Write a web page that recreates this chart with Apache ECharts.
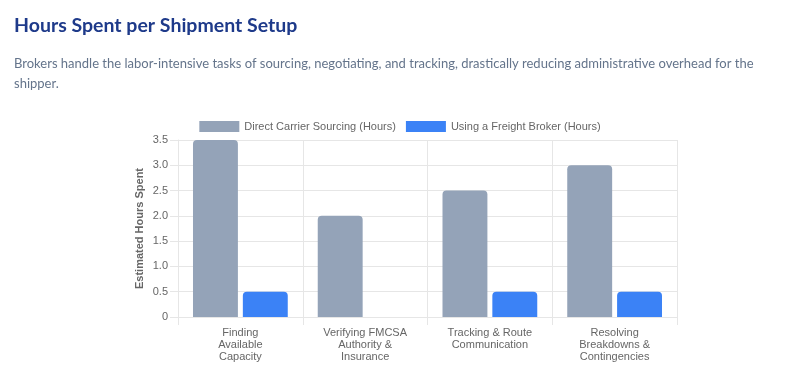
<!DOCTYPE html>
<html>
<head>
<meta charset="utf-8">
<script src="https://cdn.jsdelivr.net/npm/echarts@6/dist/echarts.min.js"></script>
<style>
html,body{margin:0;padding:0;background:#fff;}
#chart{width:800px;height:378px;}
</style>
</head>
<body>
<div id="chart"></div>
<script>
const titleText = 'Hours Spent per Shipment Setup';
const subtitleText = 'Brokers handle the labor-intensive tasks of sourcing, negotiating, and tracking, drastically reducing administrative overhead for the\nshipper.';
const categories = ['Finding\nAvailable\nCapacity', 'Verifying FMCSA\nAuthority &\nInsurance', 'Tracking & Route\nCommunication', 'Resolving\nBreakdowns &\nContingencies'];
const seriesNames = ['Direct Carrier Sourcing (Hours)', 'Using a Freight Broker (Hours)'];
const directValues = [3.5, 2.0, 2.5, 3.0];
const brokerValues = [0.5, 0, 0.5, 0.5];
const yAxisName = 'Estimated Hours Spent';

const chart = echarts.init(document.getElementById('chart'), null, {renderer: 'canvas'});
const gridColor = '#e6e6e6';
const labelColor = '#666666';
const chartFont = '"Liberation Sans", Arial, sans-serif';
chart.setOption({
  backgroundColor: '#ffffff',
  animation: false,
  title: [
    {text: titleText, left: 9, top: 11,
     textStyle: {fontFamily: 'Lato, sans-serif', fontSize: 19.5, fontWeight: 'bold', color: '#1e3a8a'}},
    {text: subtitleText, left: 9, top: 49,
     textStyle: {fontFamily: 'Lato, sans-serif', fontSize: 13, fontWeight: 'normal', color: '#64748b', lineHeight: 20}}
  ],
  legend: {
    top: 116, left: 'center',
    itemWidth: 40, itemHeight: 11, itemGap: 10,
    textStyle: {fontFamily: chartFont, fontSize: 11, color: labelColor},
    icon: 'rect'
  },
  grid: {left: 178, right: 123, top: 140, bottom: 61, containLabel: false},
  xAxis: {
    type: 'category', data: categories,
    axisLine: {show: true, lineStyle: {color: gridColor}},
    axisTick: {show: true, length: 8, lineStyle: {color: gridColor}},
    splitLine: {show: true, lineStyle: {color: gridColor}},
    axisLabel: {fontFamily: chartFont, fontSize: 11, color: labelColor, lineHeight: 12, margin: 10, interval: 0}
  },
  yAxis: {
    type: 'value', min: 0, max: 3.5, interval: 0.5,
    name: yAxisName, nameLocation: 'middle', nameGap: 33, nameMoveOverlap: false,
    nameTextStyle: {fontFamily: chartFont, fontSize: 11, fontWeight: 'bold', color: labelColor},
    axisLine: {show: true, lineStyle: {color: gridColor}},
    axisTick: {show: true, length: 8, lineStyle: {color: gridColor}},
    splitLine: {show: true, lineStyle: {color: gridColor}},
    axisLabel: {fontFamily: chartFont, fontSize: 11, color: labelColor, margin: 10,
      formatter: v => v === 0 ? '0' : v.toFixed(1)}
  },
  series: [
    {name: seriesNames[0], type: 'bar', data: directValues, barWidth: '36%', barGap: '11%',
     itemStyle: {color: '#94a3b8', borderRadius: [4, 4, 0, 0]}},
    {name: seriesNames[1], type: 'bar', data: brokerValues, barWidth: '36%', barGap: '11%',
     itemStyle: {color: '#3b82f6', borderRadius: [4, 4, 0, 0]}}
  ]
});
</script>
</body>
</html>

--- --- ---

▶ _WHAT YOU ARE ASKED TO DO_: Return only the lines from the start of the data through the line that contains "const yAxisName = 'Estimated Hours Spent';", please, copying them exactly and omitting all pictures.

▶ _OUTPUT FOR THIS TASK_:
Write a web page that recreates this chart with Apache ECharts.
<!DOCTYPE html>
<html>
<head>
<meta charset="utf-8">
<script src="https://cdn.jsdelivr.net/npm/echarts@6/dist/echarts.min.js"></script>
<style>
html,body{margin:0;padding:0;background:#fff;}
#chart{width:800px;height:378px;}
</style>
</head>
<body>
<div id="chart"></div>
<script>
const titleText = 'Hours Spent per Shipment Setup';
const subtitleText = 'Brokers handle the labor-intensive tasks of sourcing, negotiating, and tracking, drastically reducing administrative overhead for the\nshipper.';
const categories = ['Finding\nAvailable\nCapacity', 'Verifying FMCSA\nAuthority &\nInsurance', 'Tracking & Route\nCommunication', 'Resolving\nBreakdowns &\nContingencies'];
const seriesNames = ['Direct Carrier Sourcing (Hours)', 'Using a Freight Broker (Hours)'];
const directValues = [3.5, 2.0, 2.5, 3.0];
const brokerValues = [0.5, 0, 0.5, 0.5];
const yAxisName = 'Estimated Hours Spent';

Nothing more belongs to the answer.